I recently began my summer fieldwork in Lima, Peru, where I visited the photo exhibit Yuyanapaq, or “To Remember” in Quechua. Created by Peru’s Truth and Reconciliation Commission (TRC) in 2003, the exhibit is a compilation of photographs that document the impact of political violence on the Peruvian population in the 1980s and 1990s. It groups violent events geographically and categorically, portraying the aftermath of bombings, murders, and attacks by the Peruvian military, the Maoist group the Shining Path (Sendero Luminoso), and the other communist armed group the Tupac Amaru Revolutionary Movement (MRTA). Yuyanapaq is impressive not only in that it does not shy away from exposing the realities of violence, but in that attracts a wide range of Peruvian visitors who, upon being reminded of the country’s violent period, will hopefully work to prevent it from recurring.

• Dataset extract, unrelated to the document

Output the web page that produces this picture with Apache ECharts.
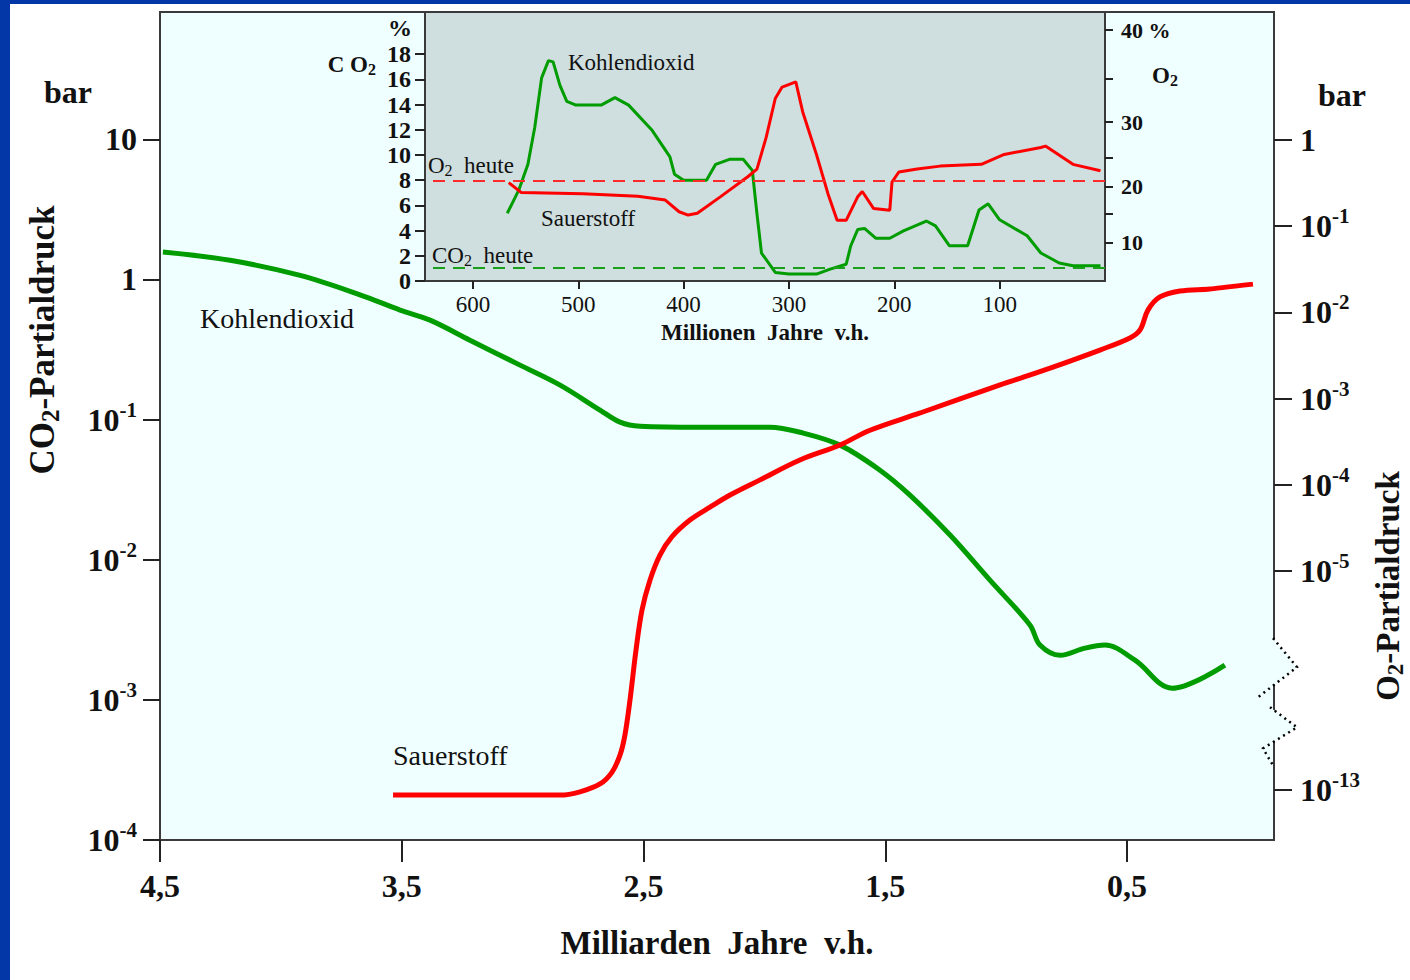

The photos evoke Peru’s violent past, even showing physical harm done to the war’s victims. Multiple images show dead and mutilated bodies. They capture inadvertent looks of shock and awe from survivors and first responders, and the utter anguish of family members as they look over the corpses of their loved ones. The only thing that I can think to compare the exhibit to in the United States is a miniature version of the Holocaust Museum. Yet whereas in the Holocaust it was easy to place the blame on the Nazis, and even on one clear, specific perpetrator, in Peru political violence and human rights abuses were committed by both the state military and leftist armed groups such as the Shining Path. How might the moral ambiguity that this type of conflict generates help us better understand the nature of violence? Were all those who committed violent acts in the context of Peru’s war “bad people” at heart, no matter what side they were on? If not, then what pushes otherwise decent people to commit such horrific acts?